A junta militar que afastou do poder o presidente Mohamed Bazoum começou o dia a dar sinais de que se preparava para a guerra e terminou com a indicação de querer dialogar com a Comunidade Económica de Estados da África Ocidental (CEDEAO), depois de uma delegação da organização ter sido ignorada, bem como o seu ultimato para voltar à ordem constitucional ou enfrentar uma intervenção militar.
A esta aparente inflexão juntou-se a voz dos Estados Unidos, ao falar de uma “janela de oportunidade” para o golpe ser revertido.
O risco de uma nova guerra eclodir não está afastado. Depois da recusa da junta militar em ceder ao ultimato da CEDEAO e devolver o presidente eleito ao poder, tropas oriundas de fora da capital chegaram no domingo à noite a Niamey para reforçar a segurança.
Mais tarde, o espaço aéreo foi encerrado, segundo a junta, devido à ameaça de uma intervenção militar estrangeira. “Forças de uma potência estrangeira mostram-se dispostas a agredir Níger e o seu povo”.
Perante esse cenário, os países vizinhos apanhados na febre dos golpes militares – Mali e Burquina Faso, suspensos da CEDEAO a par da Guiné Conacri – não só mostraram solidariedade para com a junta liderada pelo general Tchiani mas também afirmaram que uma intervenção no Níger seria uma “declaração de guerra” ao seus países.
O ministro dos Negócios Estrangeiros maliano deu como exemplo o Iraque e a Líbia, invadidos em nome da democracia. “Vemos os resultados da força militar usada noutros países. É um desastre”, disse Abdoulaye Diop ao lado da homóloga do Burquina, Olivia Rouamba.

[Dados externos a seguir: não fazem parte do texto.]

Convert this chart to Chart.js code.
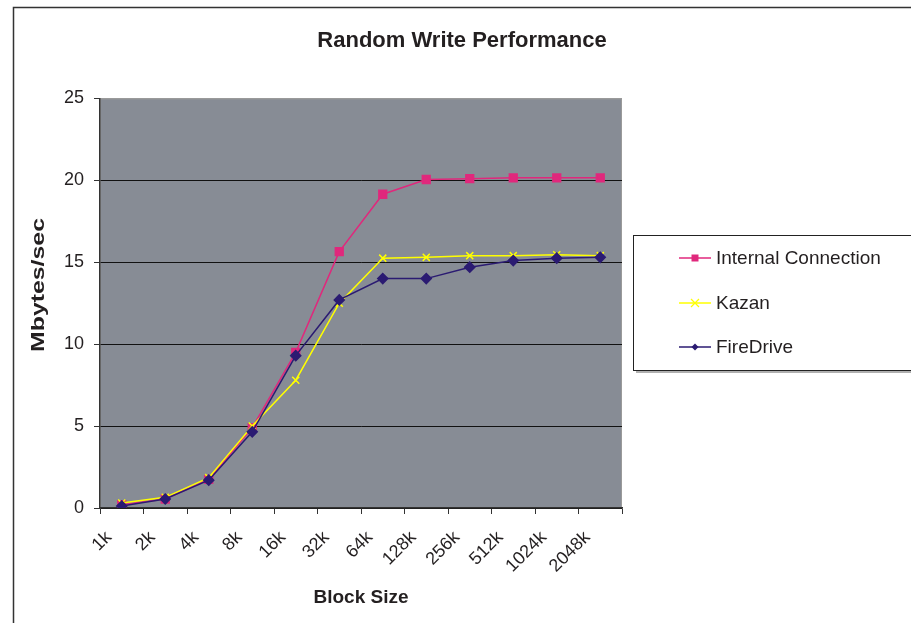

A CEDEAO tem um historial de intervenções nas últimas décadas, quer para assegurar a paz na Serra Leoa e na Libéria ou para restaurar a ordem democrática, como aconteceu na Gâmbia, em 2017. Até agora três países mostraram-se dispostos a intervir militarmente: a Nigéria, cujo chefe de Estado Bola Tinubu é o novo presidente da CEDEAO, o Senegal e a Costa do Marfim. Fora da comunidade, o Chade poderá permitir a passagem de tropas, e a França – que tem uma base aérea no país – também dará apoio político e possivelmente de informações.
Na CEDEAO, quem tem mostrado ser o maior adepto do uso da força é o líder nigeriano. “Tinubu é alérgico a golpistas. Esteve preso durante uma ditadura militar. Não gosta deles. E precisa de afirmar a sua autoridade em toda a região”, disse o investigador Alex Vines, do grupo de reflexão Chatham House, à TRT World.
Entretanto, a CEDEAO tem dito e repetido que a intervenção armada seria o último recurso. E nas últimas horas sucederam-se sinais de que o tempo ainda pode ser de diálogo. Na quinta-feira, o bloco político vai reunir-se em Abuja, onde o líder do Senado Godswill Akpabio rejeitou dar luz verde a uma guerra no vizinho do norte. O presidente argelino Abdelmadjid Tebboune afirmou que “ameaçar com uma intervenção militar no Níger é uma ameaça direta à Argélia”.
Os chefes da diplomacia da Alemanha e da Itália apelaram na segunda-feira para que o prazo dado pela CEDEAO aos golpistas seja prorrogado. “A única via é a diplomática. Deve ser encontrada uma solução. Não está determinado que não haja outra solução além da guerra”, disse o ministro italiano Antonio Tajani. “Apoiamos a CEDEAO nos seus esforços de mediação, que ainda estão a decorrer”, disse um porta-voz da ministra alemã Annalena Baerbock, que lembrou que o facto de o prazo ter expirado não significa uma ação militar automática. “Esperamos que estes esforços acabem por conduzir a um êxito e que a ordem constitucional seja restaurada no Níger”, concluiu.
No entanto, no final do dia, dois sinais importantes: os EUA, aliado militar do Níger, e que tem feito esforços de mediação discretos, pronunciou-se sobre o assunto ao afirmar que “a janela de oportunidade ainda está definitivamente aberta”.
O porta-voz do Departamento de Estado, Matthew Miller, disse ainda que “a junta deve afastar-se e deixar o presidente Bazoum retomar as suas funções”.
E o primeiro-ministro nigerino, Ouhoumoudou Mahamadou, disse ao canal francês TV5 Monde que a delegação da CEDEAO deve regressar para conversações, depois de uma primeira tentativa que redundou em falhanço.